AUDITOR-General (AG) Mildred Chiri has revealed that there is lack of preparedness by most local authorities to provide fire and ambulance services with 72 of 92 councils not having these services.

BY VENERANDA LANGA

Chiri raised the issue in a report tabled in the National Assembly recently by Justice minister Ziyambi Ziyambi on the preparedness in the provision of fire and ambulance services by local authorities under the Local Government ministry.

“A total of 71 out of 92 local authorities in the country had no fire and ambulance services (Civil Protection Department status reports 2014),” Chiri said.

“Two local authorities without fire and ambulance services revealed that they lacked financial resources to establish these services.”

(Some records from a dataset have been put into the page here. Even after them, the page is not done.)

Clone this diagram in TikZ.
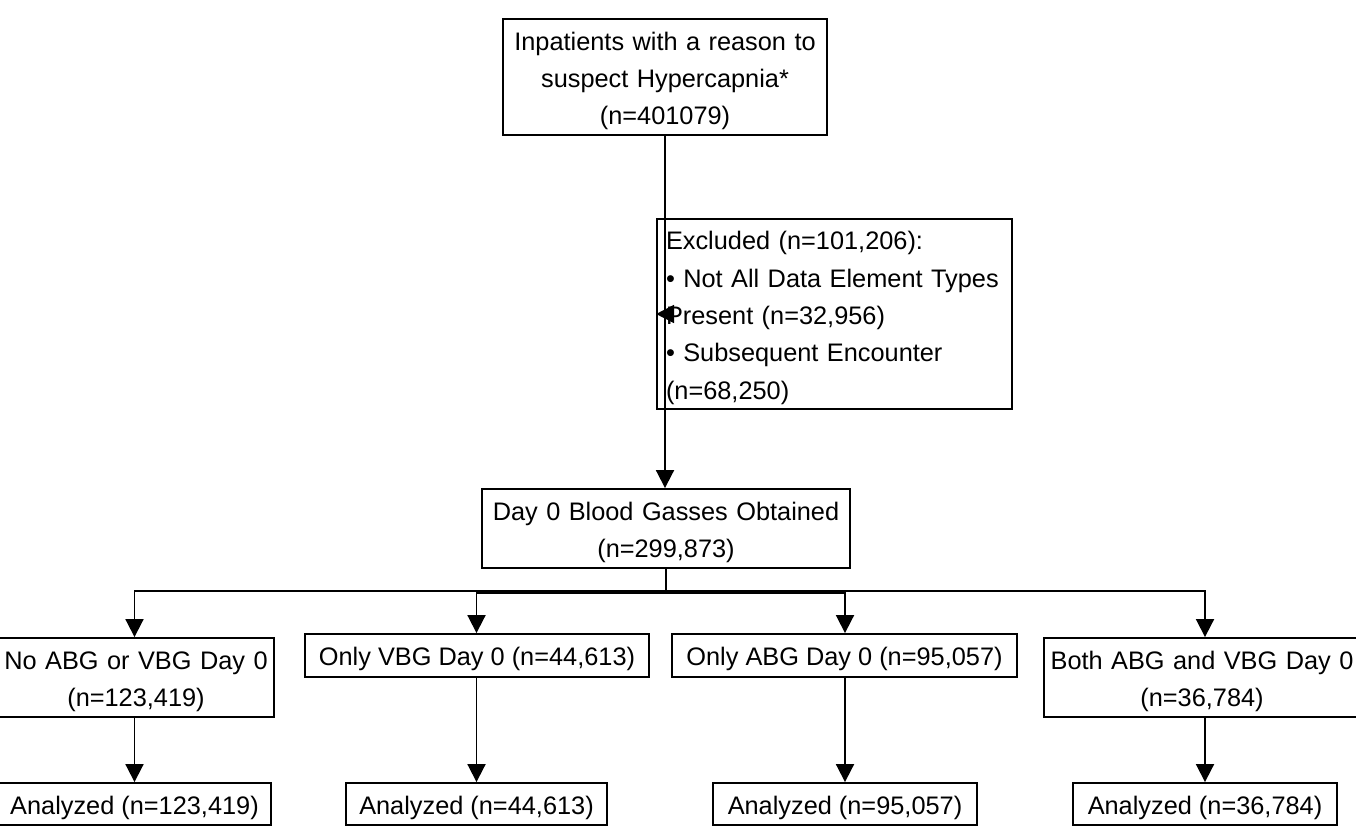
\documentclass[tikz,border=0pt]{standalone}
\usepackage{fontspec}
\setmainfont{Liberation Sans}
\usetikzlibrary{arrows.meta}

\newdimen\pxu
\pxu=0.75pt
\newcommand\boxstrut{\rule{0pt}{19.5pt}}

\tikzset{
	flowbox/.style={draw, line width=1.4pt, inner sep=0pt, align=center,
		font=\fontsize{19}{28}\selectfont, execute at begin node=\boxstrut},
	flowarrow/.style={line width=1.4pt, -{Triangle[length=13.5pt, width=13.5pt]}},
	flowline/.style={line width=1.4pt}
}

\begin{document}
\begin{tikzpicture}[x=0.75pt, y=-0.75pt]
	\useasboundingbox (0, 0) rectangle (1356, 838);

	\node[flowbox, minimum width=324\pxu, minimum height=116\pxu, text width=324\pxu] (inpat) at (665, 77) {Inpatients with a reason to\\suspect Hypercapnia*\\(n=401079)};
	\node[flowbox, minimum width=355\pxu, minimum height=190\pxu, text width=337\pxu, align=left] (excl) at (834.5, 314) {Excluded (n=101,206):\\• Not All Data Element Types\\Present (n=32,956)\\• Subsequent Encounter\\(n=68,250)};
	\node[flowbox, minimum width=368\pxu, minimum height=79\pxu, text width=368\pxu] (day0) at (666, 528.5) {Day 0 Blood Gasses Obtained\\(n=299,873)};

	\node[flowbox, minimum width=276\pxu, minimum height=79\pxu, text width=276\pxu] (none) at (136, 677.5) {No ABG or VBG Day 0\\(n=123,419)};
	\node[flowbox, minimum width=344\pxu, minimum height=43\pxu] (vbg) at (477, 655.5) {Only VBG Day 0 (n=44,613)};
	\node[flowbox, minimum width=345\pxu, minimum height=43\pxu] (abg) at (844.5, 655.5) {Only ABG Day 0 (n=95,057)};
	\node[flowbox, minimum width=316\pxu, minimum height=79\pxu, text width=316\pxu] (both) at (1202, 677.5) {Both ABG and VBG Day 0\\(n=36,784)};

	\node[flowbox, minimum width=273\pxu, minimum height=42\pxu] (annone) at (134.5, 804) {Analyzed (n=123,419)};
	\node[flowbox, minimum width=261\pxu, minimum height=42\pxu] (anvbg) at (476.5, 804) {Analyzed (n=44,613)};
	\node[flowbox, minimum width=264\pxu, minimum height=42\pxu] (anabg) at (845, 804) {Analyzed (n=95,057)};
	\node[flowbox, minimum width=264\pxu, minimum height=42\pxu] (anboth) at (1205, 804) {Analyzed (n=36,784)};

	\coordinate (split) at (666, 591);
	\coordinate (splitin) at (666, 593);

	\draw[flowarrow] (inpat.south) -- (inpat.south |- day0.north);
	\draw[flowarrow] (inpat.south |- excl.west) -- (excl.west);

	\draw[flowline] (day0.south) -- (splitin);
	\draw[flowarrow] (split) -| (annone.north |- none.north);
	\draw[flowarrow] (split) -| (anboth.north |- both.north);
	\draw[flowarrow] (splitin) -| (anvbg.north |- vbg.north);
	\draw[flowarrow] (splitin) -| (anabg.north |- abg.north);

	\draw[flowarrow] (annone.north |- none.south) -- (annone.north);
	\draw[flowarrow] (anvbg.north |- vbg.south) -- (anvbg.north);
	\draw[flowarrow] (anabg.north |- abg.south) -- (anabg.north);
	\draw[flowarrow] (anboth.north |- both.south) -- (anboth.north);

\end{tikzpicture}
\end{document}
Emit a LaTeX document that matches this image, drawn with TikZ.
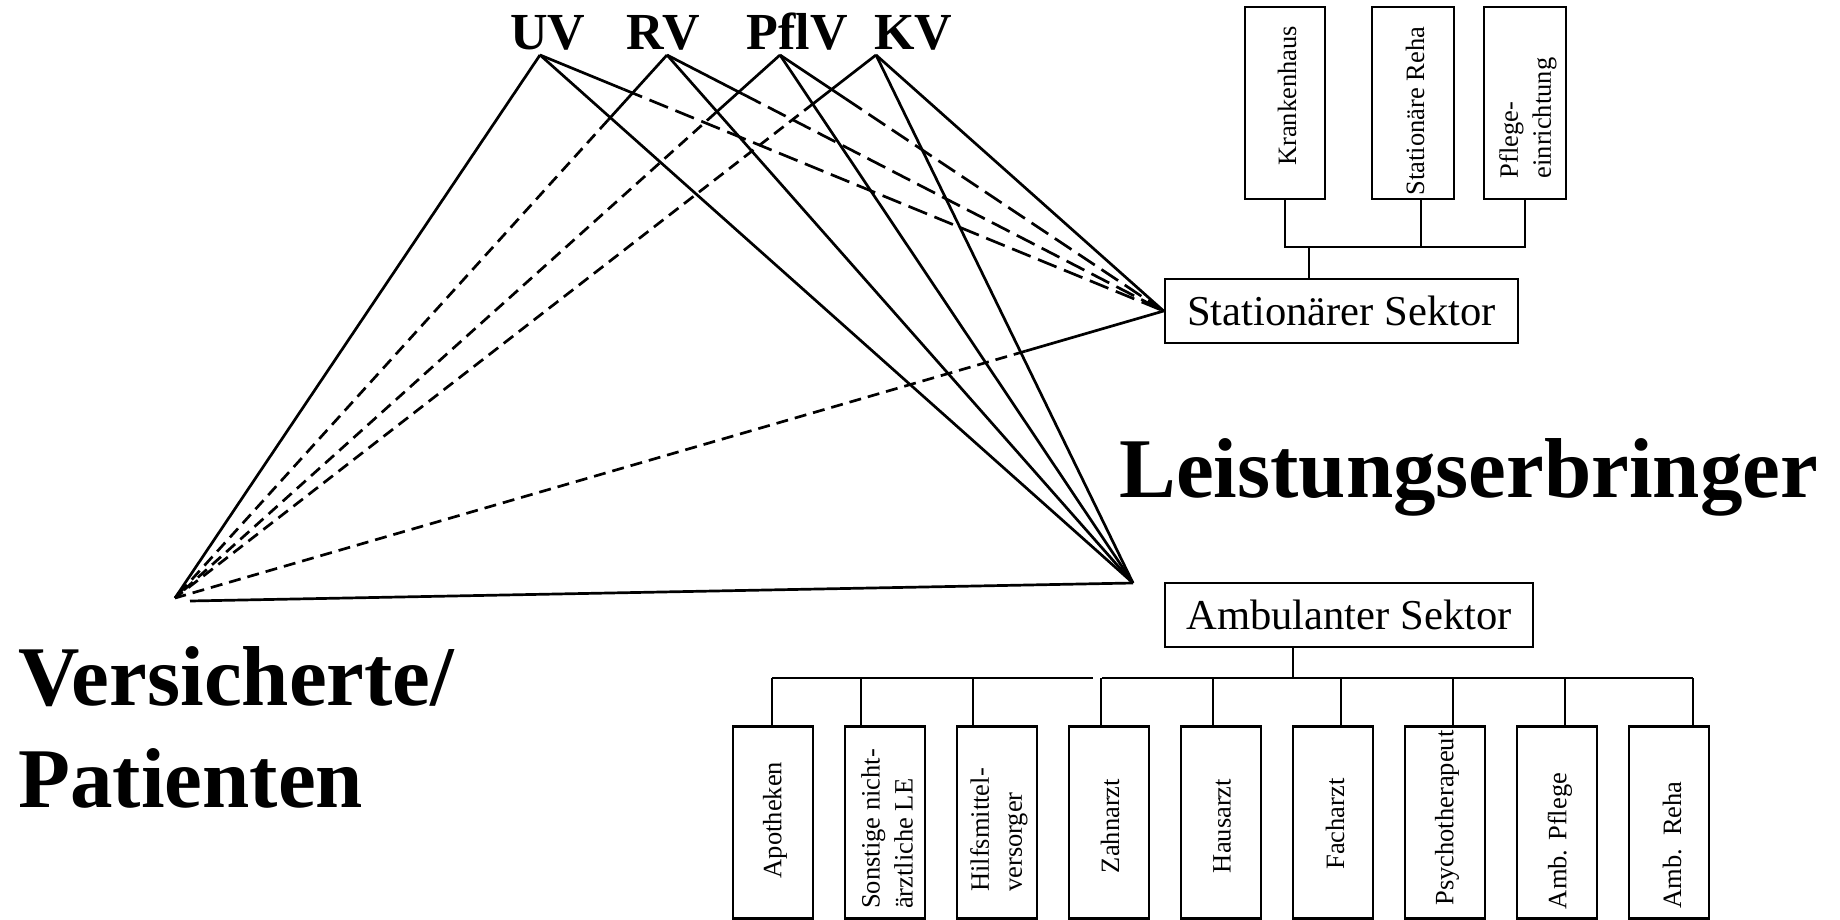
\documentclass[tikz,border=0pt]{standalone}
\usepackage{fontspec}
\setmainfont{Liberation Serif}
\usetikzlibrary{calc}
\begin{document}
\begin{tikzpicture}[x=0.5pt,y=-0.5pt, line width=1.35pt,
  big/.style={font=\fontsize{42.5}{51}\selectfont\bfseries, inner sep=0pt, anchor=base west},
  ins/.style={font=\fontsize{26}{30}\selectfont\bfseries, inner sep=0pt, anchor=base},
  sector/.style={draw, font=\fontsize{21.3}{25}\selectfont, minimum height=32pt, inner sep=0pt},
  sbox/.style={draw, minimum width=40pt, minimum height=96pt, inner sep=0pt},
  stxt/.style={rotate=90, font=\fontsize{13.25}{16.5}\selectfont, align=left, inner sep=0pt},
  toS/.style={dash pattern=on 10pt off 4pt},
  toV/.style={dash pattern=on 6pt off 3.5pt}
]
\useasboundingbox (0,0) rectangle (1840,920);

% insurers
\node[ins] (uv) at (548,50) {UV};
\node[ins] (rv) at (663,50) {RV};
\node[ins] (pflv) at (797,50) {PflV};
\node[ins] (kv) at (913,50) {KV};
\coordinate (uvp) at (540,55);
\coordinate (rvp) at (667,55);
\coordinate (pflvp) at (780,55);
\coordinate (kvp) at (876,55);

% big labels
\node[big] (vers1) at (17,705) {Versicherte/};
\node[big] (vers2) at (17,807) {Patienten};
\node[big] (le) at (1118,497) {Leistungserbringer};

% vertices
\coordinate (V) at (175,598);
\coordinate (Vb) at (190,601);
\coordinate (A) at (1133,583);

% sectors
\node[sector, minimum width=176.5pt] (stat) at (1341.5,311) {Stationärer Sektor};
\node[sector, minimum width=184pt] (amb) at (1349,615) {Ambulanter Sektor};

% solid connectors
\draw (uvp) -- (V);
\draw (uvp) -- (A);
\draw (rvp) -- (A);
\draw (pflvp) -- (A);
\draw (kvp) -- (A);
\draw (kvp) -- (stat.west);
\draw (A) -- (Vb);

% partly solid, then dashed
\draw (uvp) -- ($(uvp)!0.134!(stat.west)$) coordinate (b1);
\draw[toS] (b1) -- (stat.west);
\draw (rvp) -- ($(rvp)!0.153!(stat.west)$) coordinate (b2);
\draw[toS] (b2) -- (stat.west);
\draw (pflvp) -- ($(pflvp)!0.17!(stat.west)$) coordinate (b3);
\draw[toS] (b3) -- (stat.west);
\draw (rvp) -- ($(rvp)!0.12!(V)$) coordinate (b4);
\draw[toV] (b4) -- (V);
\draw (pflvp) -- ($(pflvp)!0.106!(V)$) coordinate (b5);
\draw[toV] (b5) -- (V);
\draw (kvp) -- ($(kvp)!0.089!(V)$) coordinate (b6);
\draw[toV] (b6) -- (V);
\draw (stat.west) -- ($(stat.west)!0.14!(V)$) coordinate (b7);
\draw[toV] (b7) -- (V);

% stationary boxes
\node[sbox] (kh) at (1285,103) {};
\node[sbox, minimum width=41pt] (sr) at (1413,103) {};
\node[sbox, minimum width=41pt] (pe) at (1525,103) {};
\node[stxt] (khT) at (1287,96) {Krankenhaus};
\node[stxt] (srT) at (1415,111) {Stationäre Reha};
\node[stxt] (peT) at (1528,118) {Pflege-\\einrichtung};
\coordinate (sh1) at (1285,247);
\coordinate (sh2) at (1525,247);
\draw (kh.south) -- (sh1) -- (sh2) -- (pe.south);
\draw (1421,247) -- (1421,247 |- sr.south);
\draw (1309,247) -- (1309,247 |- stat.north);

% ambulant boxes
\node[sbox] (apo) at (773,822.5) {};
\node[sbox] (son) at (885,822.5) {};
\node[sbox] (hil) at (997,822.5) {};
\node[sbox] (zah) at (1109,822.5) {};
\node[sbox] (hau) at (1221,822.5) {};
\node[sbox] (fac) at (1333,822.5) {};
\node[sbox] (psy) at (1445,822.5) {};
\node[sbox] (apf) at (1557,822.5) {};
\node[sbox] (are) at (1669,822.5) {};
\node[stxt] (apoT) at (775,820) {Apotheken};
\node[stxt] (sonT) at (887,829) {Sonstige nicht-\\ärztliche LE};
\node[stxt] (hilT) at (999,830) {Hilfsmittel-\\versorger};
\node[stxt] (zahT) at (1110,826) {Zahnarzt};
\node[stxt] (hauT) at (1222,826) {Hausarzt};
\node[stxt] (facT) at (1335,824) {Facharzt};
\node[stxt] (psyT) at (1447,818) {Psychotherapeut};
\node[stxt] (apfT) at (1560,841) {Amb. Pflege};
\node[stxt] (areT) at (1672,845) {Amb.~~Reha};

\coordinate (ah) at (1293,678);
\draw (1293,678 |- amb.south) -- (ah);
\coordinate (hl) at (772,678);
\coordinate (g1) at (1093,678);
\coordinate (g2) at (1102,678);
\coordinate (hr) at (1693,678);
\draw (hl) -- (g1);
\draw (g2) -- (hr);
\foreach \xx/\nn in {772/apo, 861/son, 973/hil, 1101/zah, 1213/hau, 1341/fac, 1453/psy, 1565/apf, 1693/are}
  \draw (\xx,678) -- (\xx,678 |- \nn.north);

\end{tikzpicture}
\end{document}
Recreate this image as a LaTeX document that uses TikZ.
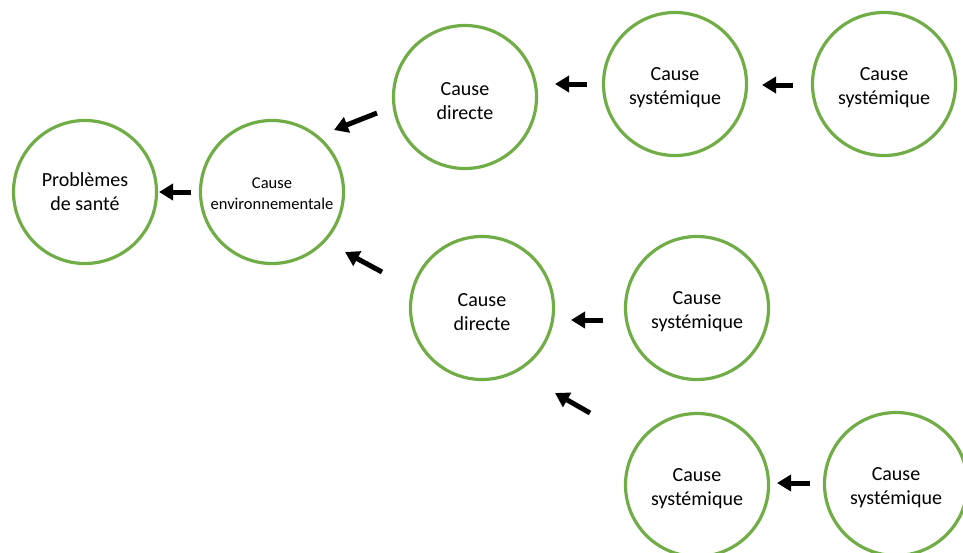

However, all the seven cities and nine municipalities in the country have these services, while only three out of 11 town councils, one out of five local boards, and only one out of 60 rural district councils offered ambulance and fire services.

“The City of Bulawayo was relying on donations for fire and ambulance equipment. My visit to 13 local authorities revealed that 11 of them were still using old by-laws of 1968 which did not contain modern buildings fire standard requirements because the Local Government ministry was still to approve amended fire by-laws,” the report said.

The ministry told Chiri that the major challenge was the high costs of equipment and little revenue being generated by local authorities.

Local authorities were also failing to do routine inspection of new and existing buildings resulting in hospitals and learning institutions being at high risk of fire disasters, as they had virtually no fire-fighting equipment and no inspections were done.

The City of Harare had an estimated 400 000 buildings, but inspections were carried out in only 5 053 buildings. Bulawayo had 154 375 buildings, yet only 227 were inspected, and out of 38 000 buildings in Mutare and Gweru combined, none of them were inspected.

“For Harare, they had last done a blitz report of routine inspections in 2012 for 10 existing buildings which were all condemned as unsafe for occupation. During my inspection of 20 existing buildings in Harare, I discovered that no routine inspections were done and all were not prepared for fire disasters as they had inadequate fire-fighting equipment,” she said.

Out of 15 buildings inspected in Bulawayo, nine were not prepared for fire disasters, and out of 14 buildings inspected in Gweru and Mutare, only four were prepared for fire disasters, while in Victoria Falls out of the seven buildings inspected, only one was prepared for fire disasters.